Here is where I have to be the most direct, because this is the shoe most likely to be sold to you with the wrong story. It is a navy brogued leather upper — wingtip, medallion, the full dress-shoe vocabulary — set on a thick, sculpted, molded rubber runner sole. A dress-sneaker hybrid, Santoni-branded on the tread.
The construction is cemented. The upper is lasted and then bonded to the sole unit with adhesive; there is no welt, no feather edge, and no stitch channel running the perimeter, because there is nothing structural to stitch. Even where hybrids add a decorative stitch line, the actual attachment is the glue bond. That is not an accusation — it is simply how a sculpted rubber runner sole gets attached. You cannot Goodyear-welt a shape like this, and the flexibility and cushioning that are the entire point of the shoe depend on the molded unit.
So the honest framing is: you are buying the leatherwork and the design, not a rebuildable welted foundation. At Santoni’s level the leather, the brogueing, and the finish are genuinely excellent, and the cemented build is the correct engineering choice for this category. The cost is longevity and repairability — a molded sole unit is not a simple resole, and cemented shoes do not have the decades-long rebuild life of a welted pair.
This is the one shoe in this trio where the purist’s benchmark — would a traditional bench-made house build it this way — returns a clear no, and that is fine.
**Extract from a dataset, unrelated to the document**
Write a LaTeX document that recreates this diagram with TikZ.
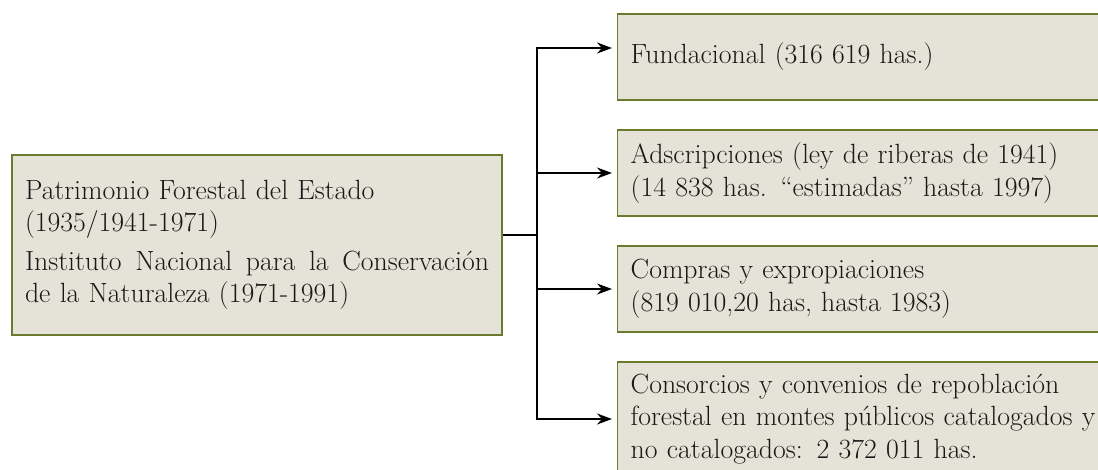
\documentclass[tikz,border=0pt]{standalone}
\usepackage{fontspec}
\usetikzlibrary{arrows.meta}
\usepackage{xcolor}
\definecolor{boxfill}{RGB}{229,227,215}
\definecolor{boxline}{RGB}{108,122,48}
\definecolor{txt}{RGB}{25,25,25}
\begin{document}
\begin{tikzpicture}[x=1pt,y=-1pt,
 box/.style={draw=boxline, fill=boxfill, line width=1.4pt, rectangle, inner xsep=13pt, inner ysep=0pt, text=txt, font=\fontsize{27.8pt}{32.5pt}\selectfont},
 leaf/.style={box, anchor=west, text width=470pt, align=left, minimum height=86pt},
 >={Stealth[length=15pt,width=11pt]}]
\useasboundingbox (0,0) rectangle (1098,469);
\clip (0,0) rectangle (1098,469);
\node[box, text width=464pt, align=left, minimum height=180pt] (pfe) at (257,245) {Patrimonio Forestal del Estado\\(1935/1941-1971)\par\vspace{6pt}\makebox[464pt]{Instituto\hfill Nacional\hfill para\hfill la\hfill Conservación}\\de la Naturaleza (1971-1991)};
\node[leaf] (fund) at (617,57) {Fundacional (316 619 has.)};
\node[leaf] (ads) at (617,173) {Adscripciones (ley de riberas de 1941)\\(14 838 has. “estimadas” hasta 1997)};
\node[leaf] (comp) at (617,289) {Compras y expropiaciones\\(819 010,20 has, hasta 1983)};
\node[leaf, minimum height=114pt] (cons) at (617,419) {Consorcios y convenios de repoblación\\forestal en montes públicos catalogados y\\no catalogados: 2 372 011 has.};
\coordinate (split) at (537,235);
\draw[line width=1.4pt] ([yshift=10pt]pfe.east) -- (split);
\foreach \n/\s in {fund/9,ads/0,comp/0,cons/0}
 \draw[->, line width=1.4pt, shorten >=5pt] (split) |- ([yshift=\s pt]\n.west);
\end{tikzpicture}
\end{document}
It is a different category with a different job. My only insistence is that it be sold as what it is: a luxury sneaker with beautiful leatherwork, priced for the design and the materials, not for a welted construction it does not have.
Verdict: Excellent leather, honest fun, correct engineering for a hybrid — buy it for the design, not as an heirloom. Examined in hand; not a sponsored placement.